Written request:
Write every line out verbatim and omit the pictures.
#### Data provided ####
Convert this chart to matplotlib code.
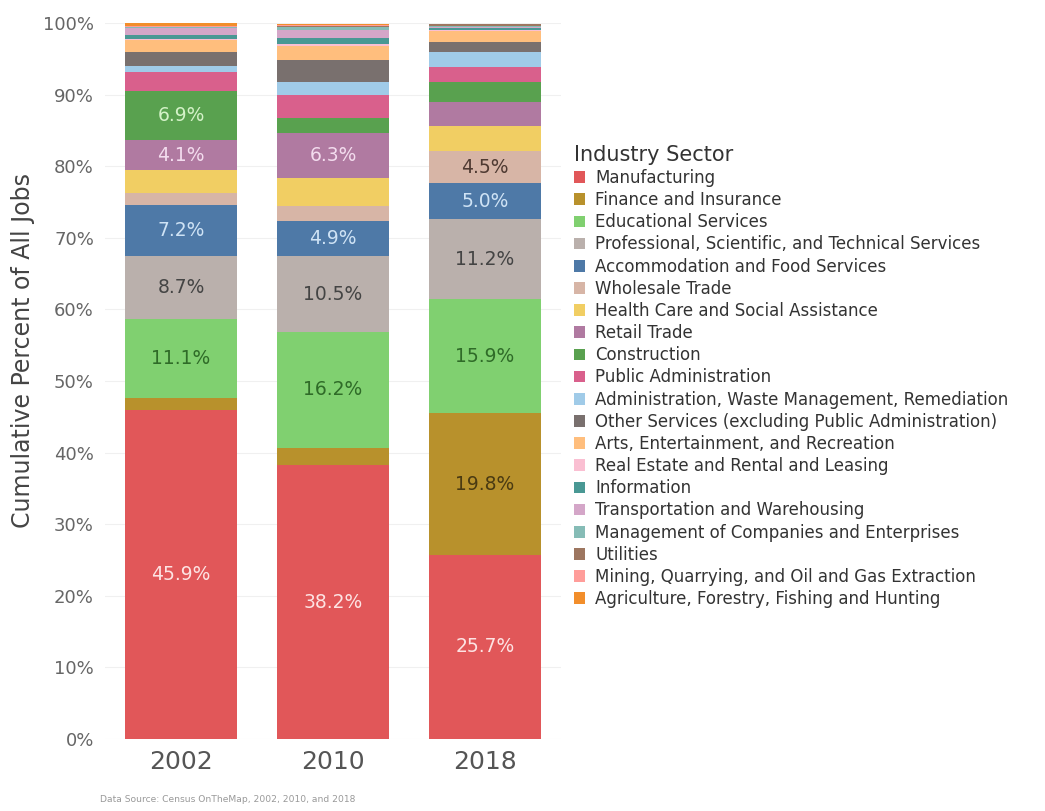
import matplotlib
matplotlib.use("Agg")
import matplotlib.pyplot as plt
from matplotlib.patches import Patch
import numpy as np

years = ["2002", "2010", "2018"]

sectors = [
    "Manufacturing",
    "Finance and Insurance",
    "Educational Services",
    "Professional, Scientific, and Technical Services",
    "Accommodation and Food Services",
    "Wholesale Trade",
    "Health Care and Social Assistance",
    "Retail Trade",
    "Construction",
    "Public Administration",
    "Administration, Waste Management, Remediation",
    "Other Services (excluding Public Administration)",
    "Arts, Entertainment, and Recreation",
    "Real Estate and Rental and Leasing",
    "Information",
    "Transportation and Warehousing",
    "Management of Companies and Enterprises",
    "Utilities",
    "Mining, Quarrying, and Oil and Gas Extraction",
    "Agriculture, Forestry, Fishing and Hunting",
]

manufacturing = [45.9, 38.2, 25.7]
finance = [1.7, 2.5, 19.8]
educational = [11.1, 16.2, 15.9]
professional = [8.7, 10.5, 11.2]
accommodation = [7.2, 4.9, 5.0]
wholesale = [1.7, 2.2, 4.5]
health = [3.2, 3.9, 3.5]
retail = [4.1, 6.3, 3.3]
construction = [6.9, 2.1, 2.9]
public_admin = [2.6, 3.1, 2.1]
admin_waste = [0.9, 1.8, 2.1]
other_services = [2.0, 3.1, 1.4]
arts = [1.6, 2.0, 1.5]
real_estate = [0.2, 0.2, 0.1]
information = [0.5, 0.9, 0.3]
transportation = [1.0, 1.1, 0.1]
management = [0.1, 0.4, 0.2]
utilities = [0.1, 0.2, 0.2]
mining = [0.1, 0.1, 0.0]
agriculture = [0.4, 0.1, 0.1]

values = [manufacturing, finance, educational, professional, accommodation,
          wholesale, health, retail, construction, public_admin, admin_waste,
          other_services, arts, real_estate, information, transportation,
          management, utilities, mining, agriculture]

colors = ["#e15759", "#b8912c", "#80d070", "#bab0ac", "#4e79a7",
          "#d7b5a6", "#f1ce63", "#b07aa1", "#59a14f", "#d9608c",
          "#a0cbe8", "#79706e", "#ffbe7d", "#fabfd2", "#499894",
          "#d4a6c8", "#86bcb6", "#9d7660", "#ff9d9a", "#f28e2b"]

label_colors = {0: "#fde3e3", 1: "#4a3a12", 2: "#2f6b28", 3: "#444444",
                4: "#cfe3f5", 5: "#4f3a32", 7: "#f3dcee", 8: "#d4f2c8"}

plt.rcParams['font.family'] = ['DejaVu Sans']

fig = plt.figure(figsize=(10.45, 8.11), dpi=100)
ax = fig.add_axes([105/1045, 1-739/811, 456/1045, 716/811])

x = np.arange(len(years))
bottom = np.zeros(len(years))
for i, (vals, col) in enumerate(zip(values, colors)):
    v = np.array(vals)
    ax.bar(x, v, bottom=bottom, width=0.74, color=col, linewidth=0, zorder=2)
    for j in range(len(years)):
        if v[j] >= 4.0:
            ax.text(x[j], bottom[j] + v[j]/2, f"{v[j]:.1f}%", ha="center",
                    va="center", fontsize=13.5, color=label_colors.get(i, "white"),
                    zorder=3)
    bottom += v

ax.set_xlim(-0.5, 2.5)
ax.set_ylim(0, 100)
ax.set_yticks(np.arange(0, 101, 10))
ax.set_yticklabels([f"{t}%" for t in range(0, 101, 10)], fontsize=13, color="#666666")
ax.set_xticks(x)
ax.set_xticklabels(years, fontsize=18, color="#555555")
ax.tick_params(axis="both", length=0)
ax.tick_params(axis="y", pad=8)
ax.tick_params(axis="x", pad=8)
for s in ax.spines.values():
    s.set_visible(False)
ax.grid(axis="y", color="#f0f0f0", linewidth=0.8, zorder=0)
fig.text(23/1045, 1-350/811, "Cumulative Percent of All Jobs", fontsize=17,
         color="#444444", rotation=90, ha="center", va="center")

handles = [Patch(facecolor=c, edgecolor="none") for c in colors]
leg = fig.legend(handles, sectors, loc="upper left",
                 bbox_to_anchor=(567/1045, 1-138/811), frameon=False,
                 title="Industry Sector", title_fontsize=15, fontsize=12,
                 handlelength=0.7, handleheight=0.7, handletextpad=0.6,
                 labelspacing=0.25, borderaxespad=0)
leg._legend_box.align = "left"
for t in leg.get_texts():
    t.set_color("#333333")
leg.get_title().set_color("#333333")

fig.text(100/1045, 1-800/811, "Data Source: Census OnTheMap, 2002, 2010, and 2018",
         fontsize=6.6, color="#999999", va="center")

fig.savefig("out.png", dpi=100, facecolor="white")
####
Written response:
Convert this chart to matplotlib code.
import matplotlib
matplotlib.use("Agg")
import matplotlib.pyplot as plt
from matplotlib.patches import Patch
import numpy as np

years = ["2002", "2010", "2018"]

sectors = [
    "Manufacturing",
    "Finance and Insurance",
    "Educational Services",
    "Professional, Scientific, and Technical Services",
    "Accommodation and Food Services",
    "Wholesale Trade",
    "Health Care and Social Assistance",
    "Retail Trade",
    "Construction",
    "Public Administration",
    "Administration, Waste Management, Remediation",
    "Other Services (excluding Public Administration)",
    "Arts, Entertainment, and Recreation",
    "Real Estate and Rental and Leasing",
    "Information",
    "Transportation and Warehousing",
    "Management of Companies and Enterprises",
    "Utilities",
    "Mining, Quarrying, and Oil and Gas Extraction",
    "Agriculture, Forestry, Fishing and Hunting",
]

manufacturing = [45.9, 38.2, 25.7]
finance = [1.7, 2.5, 19.8]
educational = [11.1, 16.2, 15.9]
professional = [8.7, 10.5, 11.2]
accommodation = [7.2, 4.9, 5.0]
wholesale = [1.7, 2.2, 4.5]
health = [3.2, 3.9, 3.5]
retail = [4.1, 6.3, 3.3]
construction = [6.9, 2.1, 2.9]
public_admin = [2.6, 3.1, 2.1]
admin_waste = [0.9, 1.8, 2.1]
other_services = [2.0, 3.1, 1.4]
arts = [1.6, 2.0, 1.5]
real_estate = [0.2, 0.2, 0.1]
information = [0.5, 0.9, 0.3]
transportation = [1.0, 1.1, 0.1]
management = [0.1, 0.4, 0.2]
utilities = [0.1, 0.2, 0.2]
mining = [0.1, 0.1, 0.0]
agriculture = [0.4, 0.1, 0.1]

values = [manufacturing, finance, educational, professional, accommodation,
          wholesale, health, retail, construction, public_admin, admin_waste,
          other_services, arts, real_estate, information, transportation,
          management, utilities, mining, agriculture]

colors = ["#e15759", "#b8912c", "#80d070", "#bab0ac", "#4e79a7",
          "#d7b5a6", "#f1ce63", "#b07aa1", "#59a14f", "#d9608c",
          "#a0cbe8", "#79706e", "#ffbe7d", "#fabfd2", "#499894",
          "#d4a6c8", "#86bcb6", "#9d7660", "#ff9d9a", "#f28e2b"]

label_colors = {0: "#fde3e3", 1: "#4a3a12", 2: "#2f6b28", 3: "#444444",
                4: "#cfe3f5", 5: "#4f3a32", 7: "#f3dcee", 8: "#d4f2c8"}

plt.rcParams['font.family'] = ['DejaVu Sans']

fig = plt.figure(figsize=(10.45, 8.11), dpi=100)
ax = fig.add_axes([105/1045, 1-739/811, 456/1045, 716/811])

x = np.arange(len(years))
bottom = np.zeros(len(years))
for i, (vals, col) in enumerate(zip(values, colors)):
    v = np.array(vals)
    ax.bar(x, v, bottom=bottom, width=0.74, color=col, linewidth=0, zorder=2)
    for j in range(len(years)):
        if v[j] >= 4.0:
            ax.text(x[j], bottom[j] + v[j]/2, f"{v[j]:.1f}%", ha="center",
                    va="center", fontsize=13.5, color=label_colors.get(i, "white"),
                    zorder=3)
    bottom += v

ax.set_xlim(-0.5, 2.5)
ax.set_ylim(0, 100)
ax.set_yticks(np.arange(0, 101, 10))
ax.set_yticklabels([f"{t}%" for t in range(0, 101, 10)], fontsize=13, color="#666666")
ax.set_xticks(x)
ax.set_xticklabels(years, fontsize=18, color="#555555")
ax.tick_params(axis="both", length=0)
ax.tick_params(axis="y", pad=8)
ax.tick_params(axis="x", pad=8)
for s in ax.spines.values():
    s.set_visible(False)
ax.grid(axis="y", color="#f0f0f0", linewidth=0.8, zorder=0)
fig.text(23/1045, 1-350/811, "Cumulative Percent of All Jobs", fontsize=17,
         color="#444444", rotation=90, ha="center", va="center")

handles = [Patch(facecolor=c, edgecolor="none") for c in colors]
leg = fig.legend(handles, sectors, loc="upper left",
                 bbox_to_anchor=(567/1045, 1-138/811), frameon=False,
                 title="Industry Sector", title_fontsize=15, fontsize=12,
                 handlelength=0.7, handleheight=0.7, handletextpad=0.6,
                 labelspacing=0.25, borderaxespad=0)
leg._legend_box.align = "left"
for t in leg.get_texts():
    t.set_color("#333333")
leg.get_title().set_color("#333333")

fig.text(100/1045, 1-800/811, "Data Source: Census OnTheMap, 2002, 2010, and 2018",
         fontsize=6.6, color="#999999", va="center")

fig.savefig("out.png", dpi=100, facecolor="white")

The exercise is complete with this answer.